Kerkorde speelt een voorname rol, maar men beschouwt haar als mensenwerk. Het geloof omvat ook de belijdenis van de enige heilige christelijke kerk, die evenwel in andere, niet protestantse vormen kan leven. Het protestantisme beoefent de theologie met wetenschappelijke ernst, maar strijdt voor het zuiver houden van de verkondiging. Zo worden geesteshouding en verschijningsvormen, zedelijk handelen, kerk en theologie als positieve factoren gezien, en tegelijkertijd aan de hand van Gods Woord in discussie gebracht.

Het orthodoxe protestantisme kwam in de 19e eeuw op gespannen voet met de moderne wetenschap. Het was gedwongen steeds meer orthodoxe stellingen prijs te geven, dan wel opnieuw te funderen. Hier gaan dan ook de twee moderne hoofdstromingen uiteen: het vrijzinnig protestantisme met zijn cultuurwaardering, zijn vrije houding ten opzichte van de traditionele leer, en het orthodoxe protestantisme met zijn handhaving van de autonomie van het geloof tegenover die van de cultuur en de rede. Het protestantisme is daarmee in zijn ontwikkeling verweven met de gehele moderne geestesrevolutie, hetgeen enerzijds een gevaar betekent voor zijn integriteit, anderzijds creatief heeft gewerkt. Sinds de Tweede Wereldoorlog vindt men echter stromingen die niet meer passen in het schema vrijzinnig-orthodox. Dit geldt reeds van K.Barth met zijn dialectische theologie, maar in nog sterkere mate van de zgn. ‘vernieuwingstheologie’ (o.a. ‘God—is—dood—theologie’).

Onder invloed van de oecumenische beweging is het protestantisme tot een grotere geestelijke eenheid gegroeid. Toen de Wereldraad van Kerken in 1948 werd opgericht, traden vooral protestantse kerken toe. In de onderlinge contacten bleken vroegere confessionele tegenstellingen voor velen hun actualiteit verloren te hebben. De verhouding tot de Rooms-Katholieke Kerk werd in vele gevallen niet langer bepaald door de controverse. De rechtervleugel van het protestantisme wijst echter elke vorm van verandering af, uit vrees voor verlies van eigen identiteit. Het Ned. protestantisme manifesteert zich steeds weer als een eenheid: recente verschillen hebben aan betekenis verloren.

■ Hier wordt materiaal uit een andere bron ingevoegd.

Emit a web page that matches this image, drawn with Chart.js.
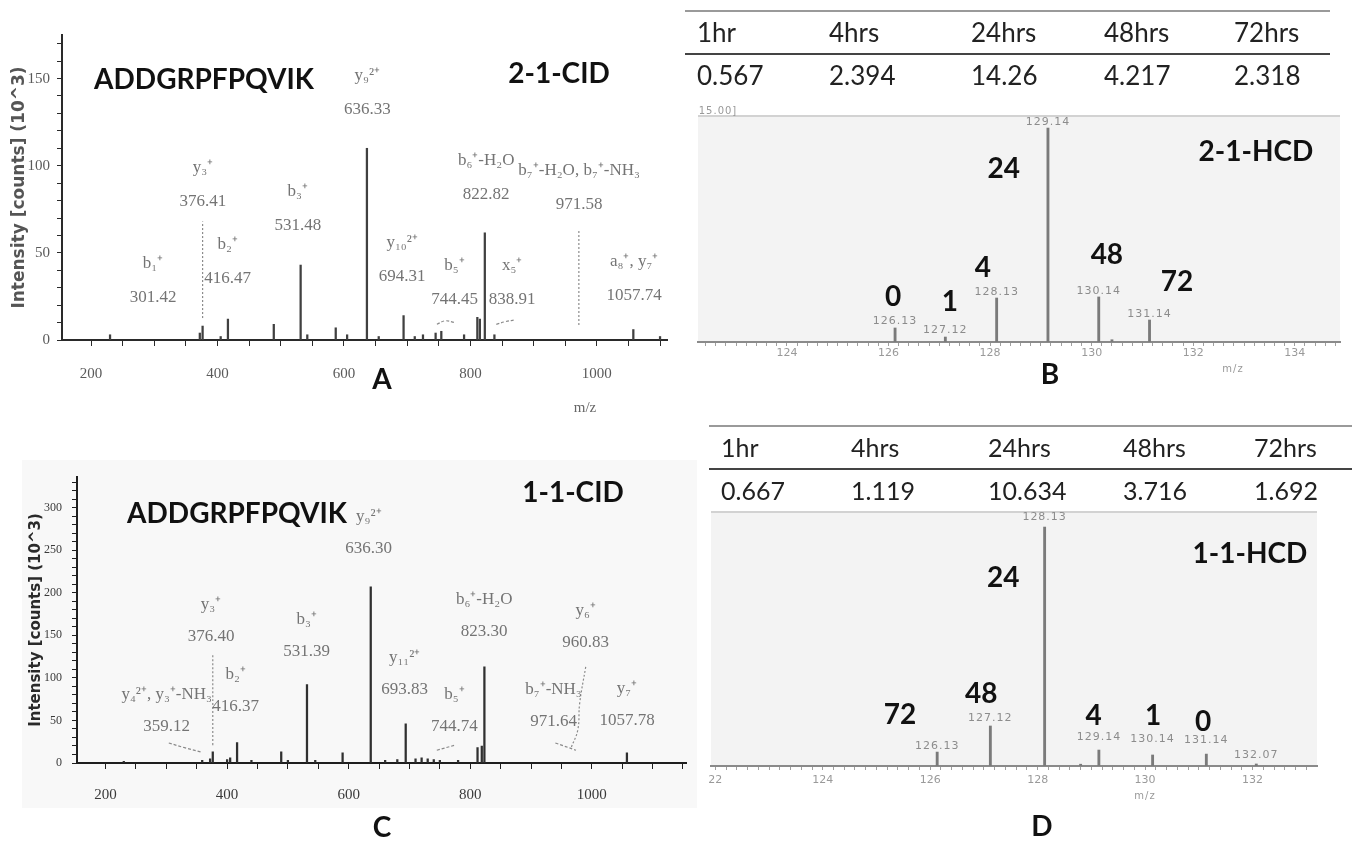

Dit geldt m.n. voor de kerken die lid zijn van de Raad van Kerken. In België kwam het in 1978 tot de Verenigde Protestantse Kerk van België.

LITT. W.H.van de Pol, Karakteristiek van het reformatorisch christendom (1952); W.Werner, Der protest. Weg des Glaubes (2 dln. 1954); W. H.van de Pol, Het wereld-protestantisme (1956); R. Mehl, Traité de sociologie du protestantisme (1965); E.Pichal, De gesch. van het protestantisme in Vlaanderen (1975).